По 4 января трое суток были тревоги. Спали в шубах и в сапогах. Лошади были оседланы. Спало всего несколько человек, остальные на постах и в секретах.
Ночью мы с Катей ушли. Пришли в лагерь, а там никого нет. В условленном месте нашли записку.
Отряд переехал в Копоткевичский район.
Разыскали ребят в деревне Доброва.
Отряд уехал на задание. В деревне остались часовые, я да больные сыпным тифом Репин, Чернов, Уткин, Саша.
Опять напал жар. И Катя ушла, даже душу отвести не с кем.
Отряд приехал… 12 суток я почти не спала. Уже в глазах мелькают точки, если сажусь, то сразу начинаю дремать.
Температура 39,9. Меня сменила Райка. Все думают, что я заболела тоже тифом.
Как хорошо, что было просто переутомление. Просилась на задание, вероятно, завтра уйду с группой на железку.
Вчера я, Полевой, Люнизов, Коровин, Нарзилов, Афанасьев, Михайлов и Подколзин не сумели взорвать эшелон. Сильная охрана, около стоят полицейские, и между столбами ходит немец с собакой.
Сколько радости было при встрече — описать трудно.
Разговорам не было конца. Рассказала о Балахонове. Николай начал тут же передавать это в центр.
У ребят много нового. Они расстреляли Бородина и Денисенко.

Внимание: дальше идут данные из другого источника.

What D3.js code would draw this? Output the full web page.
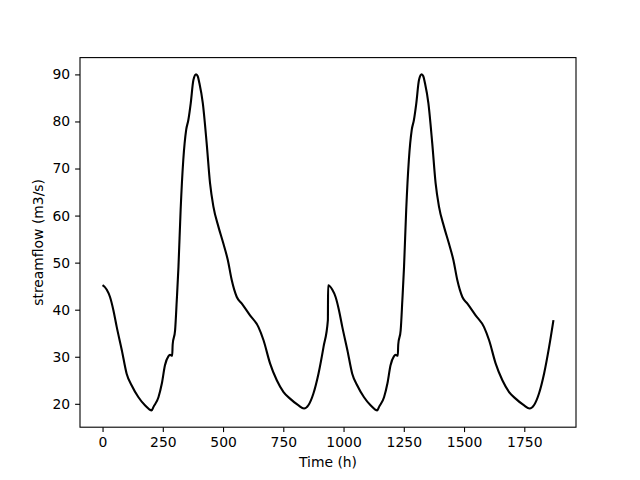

Бородин от самогона сошел с ума. Дошел до того, что стрелял по своим. Когда пришел слух, что мы арестованы, то накинулся на майора, будто бы нарочно послал нас на смерть.
Толика расстреляли за половое разложение.
Говорят, во время расстрела Анатолий крикнул: „Майор, простите!“
Водили нас на их могилу.
Как-то жалко товарищей, ведь они москвичи. Сгубила их водка.